E al piano di sopra, Ungheri continuava a creare pezzi di quella che ormai aveva definito “Artigianal Art” (Art Art). Sul suo tavolo ingombro di attrezzi, legno, parti metalliche, stoffe, gommapiuma nascevano i guerrieri e minotauri. Ci potevi vedere qualche pezzo incompleto, qualche “burattino” seduto in attesa di una rifinitura o di un “vestito” e inevitabilmente (sapendo che il paragone non l’avrebbe offeso) finivi a pensare a Mastro Geppetto. Un altro che, in fondo, si è trovato per le mani un pezzo di legno parlante e semovente. Forse, qualche volta, anche Saverio Ungheri avrà pensato o sperato che i suoi oggetti, rappresentazioni sublimi della vita, prendessero davvero vita.

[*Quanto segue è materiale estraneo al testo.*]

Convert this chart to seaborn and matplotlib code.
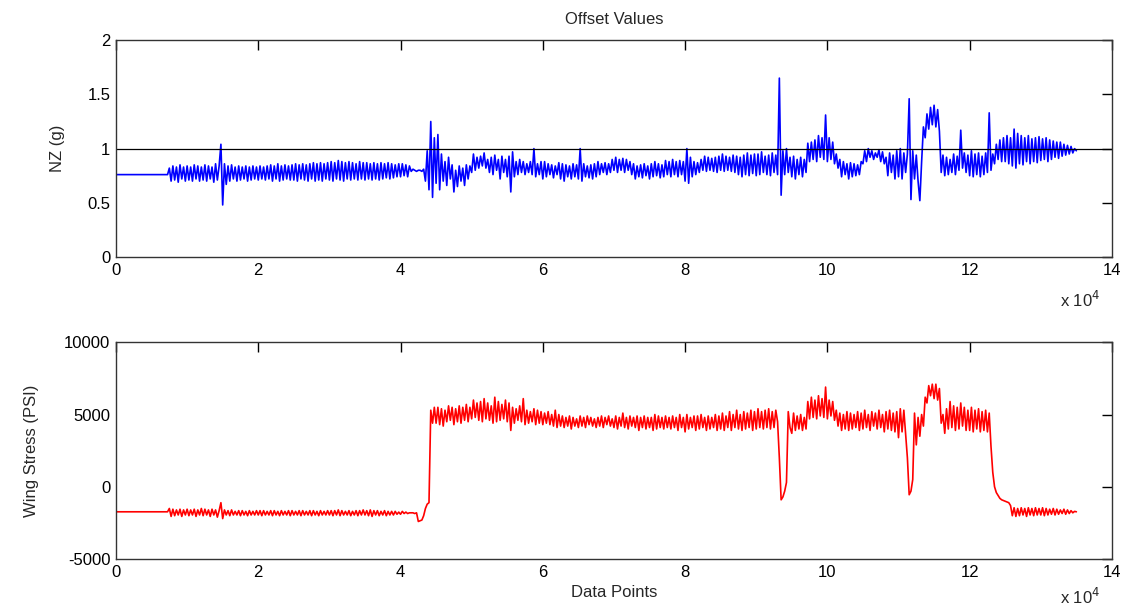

Molti dei “pezzi” in mostra in Salita del Grillo, sono adesso raccolti a Palazzo Merulana. E grazie all’insieme di quadri, sculture e strani oggetti, il professor Romoli Barberini è riuscito a farci “leggere” i diversi momenti della vita artistica di Saverio Ungheri. Una vita che cambia, si contraddice, mostra la potenza della pittura, ma poi la trasferisce in una strana arte tra il meccanico e l’artigiano. Eppure, Saverio Ungheri, parlandone, non rinnegava niente o quasi di quello che aveva fatto. La sua “metapsichica” partiva sempre da quello che aveva dentro, pensava, sentiva, magari soffriva.
E se da dentro, attraverso le sue mani poliedriche, usando come strumento un pennello o un cacciavite usciva un dipinto o una specie di mostro dal respiro lungo e roco, dietro c’era sempre l’artista. C’era Saverio Ungheri, con la sua vita poliedrica, le sue ribellioni, il suo desiderio di creazione che, in fondo, è il più alto dell’uomo.

Poi, ma questo rientra nei ricordi personali, c’era il Saverio vicino di casa, con la sua dolce Teresa e i figli Andrea, Mauro e Antonella, che ci mise qualche anno a dirci chi era e quale livello aveva raggiunto la sua arte. E anche quando ce lo disse, lo fece con una sorta di delicata ritrosia e un sorriso disarmante.